# Pigeon found!



## DinaxD (May 30, 2010)

Hey i found this pigeon in my balcony, shes puffed up and cant fly that well ! 
i put bird seeds and water with a pinch of sugar for her but she dsnt seem to be paying much attention to it. 
i cant take her in the house cuz i have 7 birds im afraid they may get infected if she has something contagious. i live in dubai and its extremly hot, is it possible that she has a heat stroke?!
Please help i dont want her to die! =(


----------



## Feefo (Feb 8, 2002)

I doubt that it is heat stroke: If pigeons are overheated they tend to breath with their mouths open and flutter their throats. Sick birds will puff up.

Can you open her mouth to ensure that it is clean and pink? If it has a blue tinge, or there are yellow cheesy growths, please let us know.

If you put a piece of white kitchen towel or something similar underneath her and let us know when she poops and what her poops look like, let us know.

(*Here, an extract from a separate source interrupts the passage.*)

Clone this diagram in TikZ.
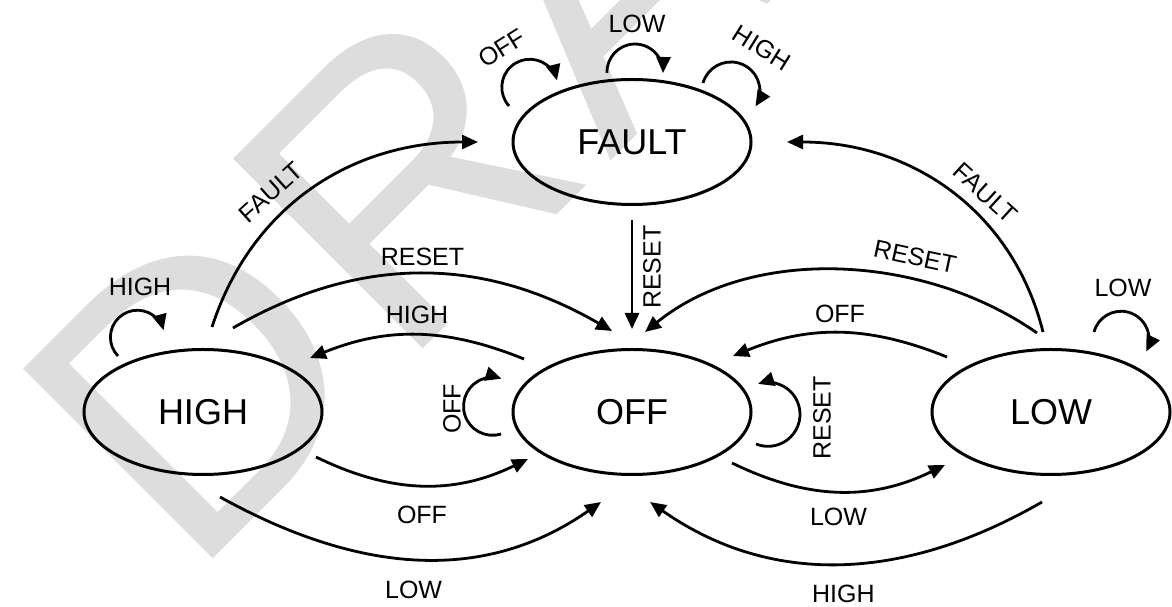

Is her tail bobbing as she breathes?


----------



## DinaxD (May 30, 2010)

*She's Fine! =d*

i think i over reacted a bit ! she drank some sugared water! and after a while her pufness decreased . she flew away now i think shes okay ! atleast i hope she is ! Thank you though!


----------



## Feefo (Feb 8, 2002)

She obviously appreciated the water. I don't think you over reacted, she is probably not very well...she might come back, so please leave water and food for her so that she doesn't have to work too hard.

Cynthia


----------



## Jaye (Mar 13, 2008)

If she comes back please catch her (if you can get close enough) - she sounds sick to me - _you don't have to bring her inside if it is very hot there_ - just keep her in a box or cage on the balcony (in the shade not the sun) and give her food and water and post back here for more help - you cannot catch a disease from a Feral pigeon BTW - and thanks for caring !


----------